Abdelhamid Abaaoud, from Belgium, has been named by French officials as the man behind the massacre of at least 129 people.

Belgian authorities had suspected him of being the head of a terror cell which was smashed in January in the wake of the Charlie Hebdo attack, before Greek police later arrested a man who matched his description.

But since then the whereabouts of the Islamic State (IS) militant, in his late 20s, remained unknown, although earlier this year the jihadists' English-language magazine Dabiq suggested he was in Syria.

In an interview in the February edition he claimed he had travelled to Belgium to "terrorise the crusaders waging war against the Muslims".

He also claimed a police officer who stopped him had failed to recognise him even after his picture had been sold to the media.

He said: "I was even stopped by an officer who contemplated me so as to compare me to the picture, but he let me go, as he did not see the resemblance!"

And Abaaoud claimed he was able to "safely" travel back to Syria.

"I was able to leave and come to Sham (Syria) despite being chased after by so many intelligence agencies," he said.

"All this proves that a Muslim should not fear the bloated image of the crusader intelligence.
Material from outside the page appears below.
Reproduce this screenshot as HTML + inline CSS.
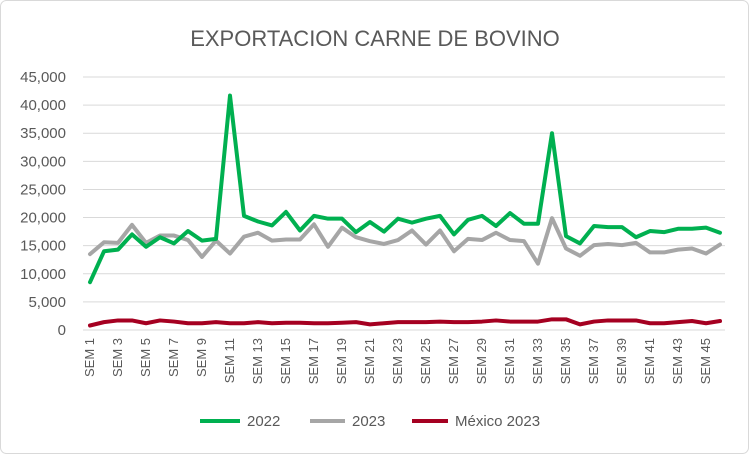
<!DOCTYPE html>
<html><head><meta charset="utf-8"><style>
body{margin:0;background:#fff;}
svg{display:block;font-family:"Liberation Sans",sans-serif;}
</style></head><body>
<svg width="749" height="454" id="c">
<rect x="0.5" y="0.5" width="748" height="453" rx="6" fill="#fff" stroke="#d9d9d9"/>
<text x="375" y="46" text-anchor="middle" font-size="22" fill="#595959">EXPORTACION CARNE DE BOVINO</text>
<g id="grid"></g><g id="yl"></g><g id="xl"></g><g id="lines"></g>
<g font-size="15" fill="#595959">
<line x1="200" y1="421" x2="240" y2="421" stroke="#00b050" stroke-width="4"/>
<text x="247" y="426">2022</text>
<line x1="310" y1="421" x2="345" y2="421" stroke="#a6a6a6" stroke-width="4"/>
<text x="352" y="426">2023</text>
<line x1="412" y1="421" x2="448" y2="421" stroke="#a50021" stroke-width="4"/>
<text x="455" y="426">México 2023</text>
</g>
</svg>
<script>
const s2022=[8500,14000,14300,17000,14800,16500,15400,17600,15900,16200,41700,20300,19300,18600,21000,17700,20300,19800,19800,17400,19200,17500,19800,19100,19800,20300,17000,19600,20300,18500,20800,18900,18900,35000,16700,15400,18500,18300,18300,16500,17600,17400,18000,18000,18200,17300];
const s2023=[13500,15600,15500,18700,15500,16800,16800,16000,13000,15900,13600,16600,17300,15900,16100,16100,18800,14800,18200,16500,15800,15300,16000,17700,15200,17700,14000,16200,16000,17300,16000,15800,11800,19900,14500,13200,15100,15300,15100,15500,13800,13800,14300,14500,13600,15200];
const sMex=[800,1400,1700,1700,1200,1700,1500,1200,1200,1400,1200,1200,1400,1200,1300,1300,1200,1200,1300,1400,1000,1200,1400,1400,1400,1500,1400,1400,1500,1700,1500,1500,1500,1900,1900,1000,1500,1700,1700,1700,1200,1200,1400,1600,1200,1600];
const yTicks=[0,5000,10000,15000,20000,25000,30000,35000,40000,45000];
const cats=s2022.map((_,i)=>'SEM '+(i+1));
const NS='http://www.w3.org/2000/svg';
const y=v=>330-v*(253/45000);
const x=i=>90+i*14;
function mk(t,a,p){const e=document.createElementNS(NS,t);for(const k in a)e.setAttribute(k,a[k]);p.appendChild(e);return e;}
const grid=document.getElementById('grid'),yl=document.getElementById('yl'),xl=document.getElementById('xl'),lines=document.getElementById('lines');
yTicks.forEach(v=>{
 const l=mk('line',{x1:83,x2:725,y1:y(v),y2:y(v),stroke:'#d9d9d9','stroke-width':1},grid);
 
 
 const t=mk('text',{x:66,y:y(v)+5,'text-anchor':'end','font-size':15,fill:'#595959'},yl);
 t.textContent=v.toLocaleString('en-US');
 
 
});
cats.forEach((c,i)=>{
 if(i%2)return;
 const t=mk('text',{transform:`translate(${x(i)+4},338) rotate(-90)`,'text-anchor':'end','font-size':13,fill:'#595959'},xl);
 t.textContent=c;
 
 
});
[[s2023,'#a6a6a6','line-2023'],[sMex,'#a50021','line-mexico-2023'],[s2022,'#00b050','line-2022']].forEach(([d,col,n])=>{
 const p=mk('polyline',{points:d.map((v,i)=>x(i)+','+y(v)).join(' '),fill:'none',stroke:col,'stroke-width':4,'stroke-linejoin':'round','stroke-linecap':'round'},lines);
 
 
});
</script>
</body></html>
My name and picture were all over the news yet I was able to stay in their homeland, plan operations against them, and leave safely when doing so became necessary."

Abaaoud is also believed to have links to previous foiled terror attacks in France, including one on a Paris-bound high-speed train that was thwarted when passengers overpowered a gunman in August.

He grew up in the Brussels suburb of Molenbeek, which has become a key focus for investigators.

Meanwhile, the Sun said that Belgian prosecutors are looking into funding links between Abaaoud, a now-defunct group called Sharia4Belgium and British preachers.

Eric van der Sypt of the Belgian Federal Prosecutor's Office told the paper: "We're investigating that lead. It would not be unusual that these people have links between them."